Hey /sci/, this is a problem I found on another forum which stumped

This is the function f(x) = x^x , x = (0,1), in case you need it...

https://www.wolframalpha.com/input/?i=x%5Ex+from+0+to+1

well if a=b that solves the "equals to" portion of the problem, and if a>b then a^a will always be greater than a^b and since its all exponentials b^a will never be able to pick up the slack from the a^b term to make up the difference, even if a is large

>>8779013
> if a>b then a^a will always be greater than a^b if a>b then a^a will always be greater than a^b

That is incorrect, if a>b then a^a will always be SMALLER than a^b, because since b is smaller, then a^b will be closer to 1 than a^a.

Also what do you mean by pick up the slack, could you elaborate on that please?

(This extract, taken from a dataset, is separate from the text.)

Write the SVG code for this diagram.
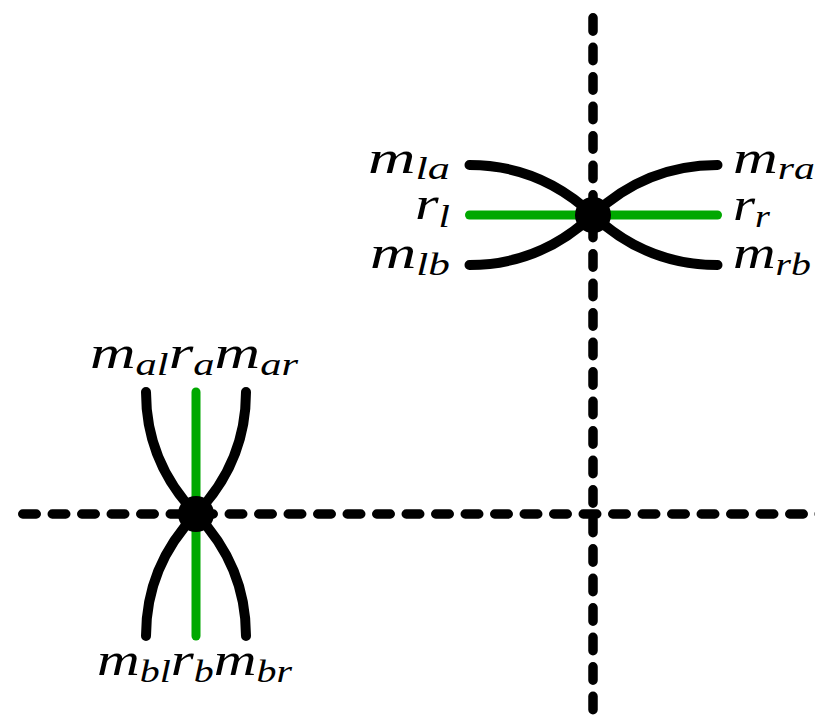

a>b => a^a>b^a and b^b>a^b => a^a+b^b > a^b+b^a

>>8779021
a>b does NOT imply b^b>a^b

If a>b, then from order from biggest to smallest is:

1. (a^b)
2. (a^a) & (b^b) (depends on the values of a&b)
3. (b^a)

i.e, the smaller the exponent, the bigger the term

>>8778990
I don't know about a formal proof, but here is an intuition about why this is correct, maybe it'll help you with the proof itself:
Let's assume that a is larger than b. If it helps you, imagine that a is much larger than b (e.g a is 0.9, b is 0.1).
a is closer to 1 than b, so it is less affected by exponents. No matter what power you raise it to, b will be more affected by that same power (because it is closer to 0). This also means that if you want to make you sum as big as possible, you shouldn't put too much "work" in making a larger, because it won't make it much bigger.
Instead, you should "put most of your money" on b. In terms of exponentiation, this means that you should give it the more effective power out of the two - i.e the smaller one (because smaller powers affect numbers more powerfully).
So you should give a the power a, because it won't be affected no matter what power you give it. And you should also give b the power b, because the smaller the power, the larger it will get (and like I said, b will get larger faster than a).
Hope this helps.

>>8779054
Ok I understand now (intuitively at least).
So in summary:
if (a>>b)
then b^b-b^a>=a^b-a^a is intuitive, because b is smaller and therefore more affected, hence the difference between the b's is bigger than the difference between the a's. Thanks!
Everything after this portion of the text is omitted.